Local tensor-train surrogates for quantum learning models

TL;DR

This paper introduces a classical tensor-train surrogate model for quantum machine learning that reduces computational costs during inference by combining Taylor approximation with tensor-train representations, with provable error bounds.

Contribution

It develops a novel framework integrating Taylor polynomial approximation with tensor-train representations to efficiently approximate quantum models with theoretical guarantees.

Findings

The surrogate model achieves controlled approximation errors based on Taylor truncation, TT bond dimension, and statistical estimation.

Parameter count scales polynomially with data dimensions, improving over naive exponential scaling.

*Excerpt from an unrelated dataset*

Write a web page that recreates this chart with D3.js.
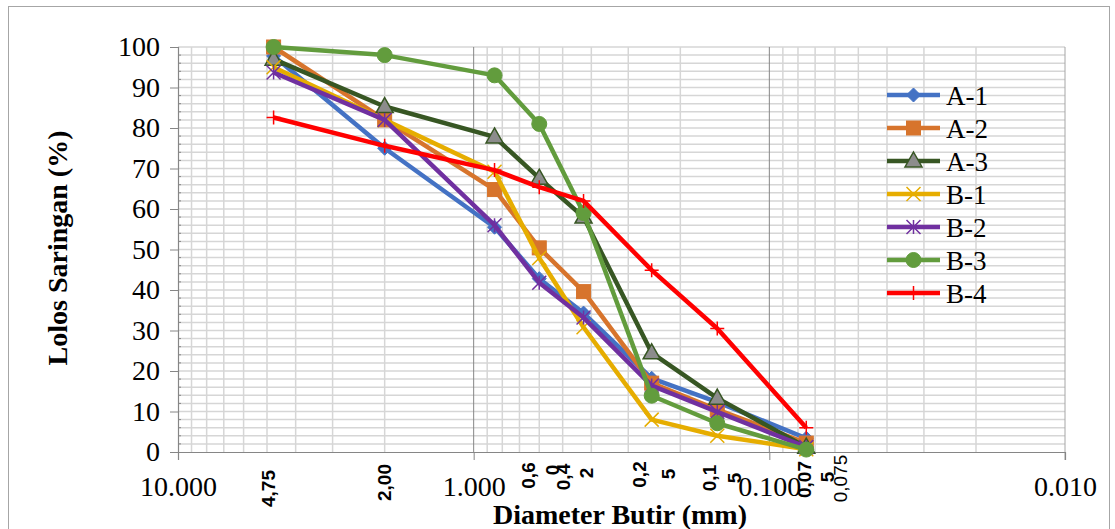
<!DOCTYPE html>
<html>
<head>
<meta charset="utf-8">
<script src="https://cdn.jsdelivr.net/npm/d3@7"></script>
<style>
  html, body { margin: 0; padding: 0; background: #ffffff; }
  svg { display: block; }
</style>
</head>
<body>
<svg id="chart" width="1115" height="529"></svg>
<script>
// ---------------- data ----------------
const sieveSizes = [4.75, 2.00, 0.85, 0.6, 0.425, 0.25, 0.15, 0.075];
const seriesNames = ["A-1", "A-2", "A-3", "B-1", "B-2", "B-3", "B-4"];
const valuesA1 = [97.8, 75.0, 55.5, 42.8, 34.3, 18.2, 12.3, 3.4];
const valuesA2 = [100.0, 82.0, 64.8, 50.4, 39.6, 17.0, 10.5, 2.2];
const valuesA3 = [97.0, 85.3, 77.8, 67.6, 58.0, 24.5, 13.3, 1.2];
const valuesB1 = [95.0, 82.0, 69.2, 47.9, 30.8, 8.0, 4.0, 0.7];
const valuesB2 = [93.7, 82.0, 56.0, 41.8, 33.2, 16.4, 9.9, 1.2];
const valuesB3 = [100.0, 98.0, 93.0, 81.0, 59.0, 13.9, 7.1, 0.6];
const valuesB4 = [82.6, 75.6, 69.6, 65.4, 62.0, 44.9, 30.5, 6.0];
const xTickValues = [10, 1, 0.1, 0.01];
const xTickLabels = ["10.000", "1.000", "0.100", "0.010"];
const yTickValues = [0, 10, 20, 30, 40, 50, 60, 70, 80, 90, 100];
const sieveLabelTexts = ["4,75", "2,00", "0,6", "0", "0,4", "2", "0,2", "5", "0,1", "5", "0,07", "5", "0,075"];
const xTitle = "Diameter Butir (mm)";
const yTitle = "Lolos Saringan (%)";

// ---------------- styling ----------------
const seriesValues = [valuesA1, valuesA2, valuesA3, valuesB1, valuesB2, valuesB3, valuesB4];
const lineColors = ["#4472C4", "#D7742C", "#375623", "#E6AD00", "#7030A0", "#629C3D", "#FF0000"];
const markerTypes = ["diamond", "square", "triangle", "x", "star", "circle", "plus"];

const svg = d3.select("#chart");
const pLeft = 178, pRight = 1065, pTop = 47, pBottom = 452;

const x = d3.scaleLog().domain([10, 0.01]).range([pLeft, pRight]);
const y = d3.scaleLinear().domain([0, 100]).range([pBottom, pTop]);

// outer border
svg.append("rect").attr("x", 8.5).attr("y", 6.5).attr("width", 1101).attr("height", 540)
  .attr("fill", "none").attr("stroke", "#a6a6a6").attr("stroke-width", 1);

// ---------------- grid ----------------
const grid = svg.append("g");
d3.range(2, 101, 2).forEach(v => {
  grid.append("line").attr("x1", pLeft).attr("x2", pRight)
    .attr("y1", y(v)).attr("y2", y(v))
    .attr("stroke", "#d6d6d6").attr("stroke-width", 1.5);
});
const minorX = [];
[1, 0.1, 0.01].forEach(dec => { for (let k = 2; k <= 9; k++) minorX.push(k * dec); });
minorX.forEach(v => {
  grid.append("line").attr("x1", x(v)).attr("x2", x(v))
    .attr("y1", pTop).attr("y2", pBottom)
    .attr("stroke", "#d6d6d6").attr("stroke-width", 1.5);
});
[1, 0.1].forEach(v => {
  grid.append("line").attr("x1", x(v)).attr("x2", x(v))
    .attr("y1", pTop).attr("y2", pBottom)
    .attr("stroke", "#868686").attr("stroke-width", 1);
});
grid.append("line").attr("x1", x(0.01)).attr("x2", x(0.01))
  .attr("y1", pTop).attr("y2", pBottom + 8)
  .attr("stroke", "#a6a6a6").attr("stroke-width", 1);

// ---------------- axes ----------------
const yAxis = d3.axisLeft(y).tickValues(yTickValues).tickSize(8).tickPadding(10).tickFormat(d3.format("d"));
const gy = svg.append("g").attr("transform", `translate(${pLeft},0)`).call(yAxis);
gy.select(".domain").attr("stroke", "#868686").attr("stroke-width", 1.2);
gy.selectAll(".tick line").attr("stroke", "#868686");
gy.selectAll("text").attr("font-family", "'Liberation Serif', 'Times New Roman', serif")
  .attr("font-size", 28).attr("fill", "#000");
d3.range(2, 100, 2).filter(v => v % 10 !== 0).forEach(v => {
  svg.append("line").attr("x1", pLeft).attr("x2", pLeft + 3).attr("y1", y(v)).attr("y2", y(v))
    .attr("stroke", "#868686").attr("stroke-width", 1);
});

const xAxis = d3.axisBottom(x).tickValues(xTickValues).tickSize(8).tickPadding(16)
  .tickFormat((d, i) => xTickLabels[i]);
const gx = svg.append("g").attr("transform", `translate(0,${pBottom})`).call(xAxis);
gx.select(".domain").attr("stroke", "#868686").attr("stroke-width", 1.2);
gx.selectAll(".tick line").attr("stroke", "#868686");
gx.selectAll("text").attr("font-family", "'Liberation Serif', 'Times New Roman', serif")
  .attr("font-size", 28).attr("fill", "#000");

// rotated sieve labels
const sieveLabelPos = [
  [275, 488.5, "bold"], [391, 482.5, "bold"], [535, 475.5, "bold"], [559, 470, "bold"],
  [570, 477, "bold"], [593, 473, "bold"], [646, 474.5, "bold"], [675, 474, "bold"],
  [716, 478, "bold"], [741, 478, "bold"], [811, 479.5, "bold"], [834, 477, "bold"],
  [847, 478.5, "normal"]
];
sieveLabelTexts.forEach((t, i) => {
  const p = sieveLabelPos[i];
  svg.append("text").text(t)
    .attr("transform", `translate(${p[0]},${p[1]}) rotate(-90)`)
    .attr("text-anchor", "middle")
    .attr("font-family", "'Liberation Sans', Arial, sans-serif")
    .attr("font-weight", p[2]).attr("font-size", 19).attr("fill", "#000");
});

// titles
svg.append("text").text(xTitle).attr("x", 620).attr("y", 524).attr("text-anchor", "middle")
  .attr("font-family", "'Liberation Serif', 'Times New Roman', serif")
  .attr("font-weight", "bold").attr("font-size", 28).attr("fill", "#000");
svg.append("text").text(yTitle).attr("transform", "translate(67,248) rotate(-90)")
  .attr("text-anchor", "middle")
  .attr("font-family", "'Liberation Serif', 'Times New Roman', serif")
  .attr("font-weight", "bold").attr("font-size", 28).attr("fill", "#000");

// ---------------- markers ----------------
function drawMarker(g, type, cx, cy, color) {
  const s = 7;
  if (type === "diamond") {
    g.append("path").attr("d", `M${cx},${cy - 7}L${cx + 7},${cy}L${cx},${cy + 7}L${cx - 7},${cy}Z`)
      .attr("fill", color).attr("stroke", color);
  } else if (type === "square") {
    g.append("rect").attr("x", cx - 7).attr("y", cy - 7).attr("width", 14).attr("height", 14)
      .attr("fill", color).attr("stroke", color);
  } else if (type === "triangle") {
    g.append("path").attr("d", `M${cx},${cy - 9}L${cx + 8.5},${cy + 6}L${cx - 8.5},${cy + 6}Z`)
      .attr("fill", "#8C8C8C").attr("stroke", "#375623").attr("stroke-width", 1.5);
  } else if (type === "x") {
    g.append("path").attr("d", `M${cx - s},${cy - s}L${cx + s},${cy + s}M${cx - s},${cy + s}L${cx + s},${cy - s}`)
      .attr("stroke", color).attr("stroke-width", 1.5).attr("fill", "none");
  } else if (type === "star") {
    g.append("path").attr("d", `M${cx - s},${cy - s}L${cx + s},${cy + s}M${cx - s},${cy + s}L${cx + s},${cy - s}M${cx},${cy - s}L${cx},${cy + s}`)
      .attr("stroke", color).attr("stroke-width", 1.5).attr("fill", "none");
  } else if (type === "circle") {
    g.append("circle").attr("cx", cx).attr("cy", cy).attr("r", 7.5).attr("fill", color).attr("stroke", color);
  } else if (type === "plus") {
    g.append("path").attr("d", `M${cx - s},${cy}L${cx + s},${cy}M${cx},${cy - s}L${cx},${cy + s}`)
      .attr("stroke", color).attr("stroke-width", 1.5).attr("fill", "none");
  }
}

// ---------------- series ----------------
const line = d3.line().x(d => x(d[0])).y(d => y(d[1]));
seriesNames.forEach((name, i) => {
  const g = svg.append("g");
  const pts = sieveSizes.map((s, j) => [s, seriesValues[i][j]]);
  g.append("path").attr("d", line(pts)).attr("fill", "none")
    .attr("stroke", lineColors[i]).attr("stroke-width", 4.5).attr("stroke-linejoin", "round");
  pts.forEach(p => drawMarker(g, markerTypes[i], x(p[0]), y(p[1]), lineColors[i]));
});

// ---------------- legend ----------------
const legend = svg.append("g");
seriesNames.forEach((name, i) => {
  const ly = 95 + i * 33;
  legend.append("line").attr("x1", 887).attr("x2", 940).attr("y1", ly).attr("y2", ly)
    .attr("stroke", lineColors[i]).attr("stroke-width", 4.5);
  drawMarker(legend, markerTypes[i], 913.5, ly, lineColors[i]);
  legend.append("text").text(name).attr("x", 946).attr("y", ly + 9.5)
    .attr("font-family", "'Liberation Serif', 'Times New Roman', serif")
    .attr("font-size", 27).attr("fill", "#000");
});
</script>
</body>
</html>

Explicit bounds relate the approximation error to local patch radius and polynomial degree.

Abstract

A key bottleneck in quantum machine learning is the computational cost of repeated quantum circuit evaluations during the inference phase. To address this, we present a framework for constructing fast, cheap, provably accurate classical tensor-train surrogates of fully trained quantum machine learning models within local patches of their input data space. The approach combines Taylor polynomial approximation with a tensor-train (TT) representation and embeds it in a statistical learning paradigm via empirical risk minimization. In our analysis, the Taylor-TT construction serves as a deterministic error certificate proving that the TT hypothesis class contains a good approximation; empirical risk minimization then provably recovers a surrogate with controlled generalization error and explicit bounds. This translates into three independently controllable error sources: (i) Taylor truncation error controlled by the patch radius $r$ and polynomial degree $p$, (ii) TT approximation error controlled by the bond dimension $\chi$, and (iii) statistical estimation error. While the parameter count scales polynomially in the number of data dimensions $N$, i.e., $d_{\mathrm{eff}} = N(p+1)\chi^2$ rather than the naive $(p+1)^N$, the worst-case constants inherit an exponential factor through the tensor-product feature norm during Taylor polynomial embedding onto TT. This cleanly separates representation complexity from feature-induced constants. Our risk bounds and sample complexity depend explicitly on the local patch radius $r$.